After an agonizing intake of breath, he sputtered, "This is a mistake."

Luigi didn't agree. He planted one boot on Iggy's belly. The enormous black head of the hammer glinted in the candle light. Slowly, Luigi raised the hammer high over head, dark and certain as an ancient doom.

Iggy squeezed his eyes shut. "I know where Peach keeps the blueprints." Luigi looked to Bowser.

"The airship blueprints?" Bowser asked.

"Yes."

"She's already had them copied. And she already has a working ship. The damage is done."

"They're not worthless to you."

That was true enough.
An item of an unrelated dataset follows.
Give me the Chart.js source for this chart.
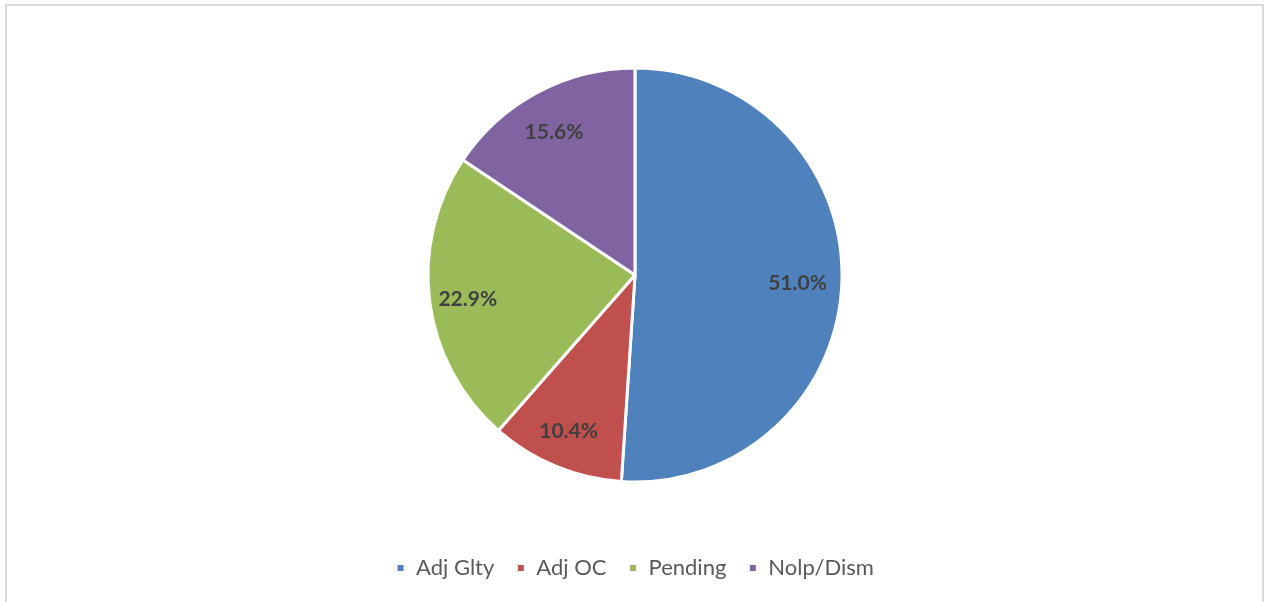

Yet, Bowser wanted a better reason than this to stay Luigi's hammer. "And?"

"I've spent enough time around her to know her quirks. Peach is too paranoid to have the designs copied more than once. One copy she carries with her, the other's locked up in the castle. The airship she has now was a partially complete prototype that I built, so her shipwrights aren't intimately familiar with all the overall structure yet, much less the fine machinery of its motors and drive shafts. Their understanding of material science pales in comparison to ours, so they don't know how to make a ship light enough to fly. If we're successful tomorrow, we can destroy her ability to mass produce an armada. Or at least put her grand plans a year behind schedule." Iggy wheezed to catch up on oxygen intake. "While hanging out with her, I spied where she hides her most valued possessions. I'll show you."

Bowser waved all this away. "She'll have the spare copy in her vault. No way Wario's going to make it inside. We wouldn't have a prayer."

"No. She has a super secret walk-in office safe for the really sensitive stuff. I'll show you where."

Luigi watched Bowser for his reaction. Bowser did not think he could trust Iggy anymore than he could Wario. At least the 'treasure hunter' was driven by hungers he understood. That made Wario predictable. Yet, if even half of what Iggy said was true, then he might be able to keep his kingdom's head above the lava for a while longer. If Peach constructed even a small fleet of those soaring battleships before anyone else could, then the fate of the world was sealed.

Bowser scratched his expansive chin, dragging out the suspense. All for show. The decision was made.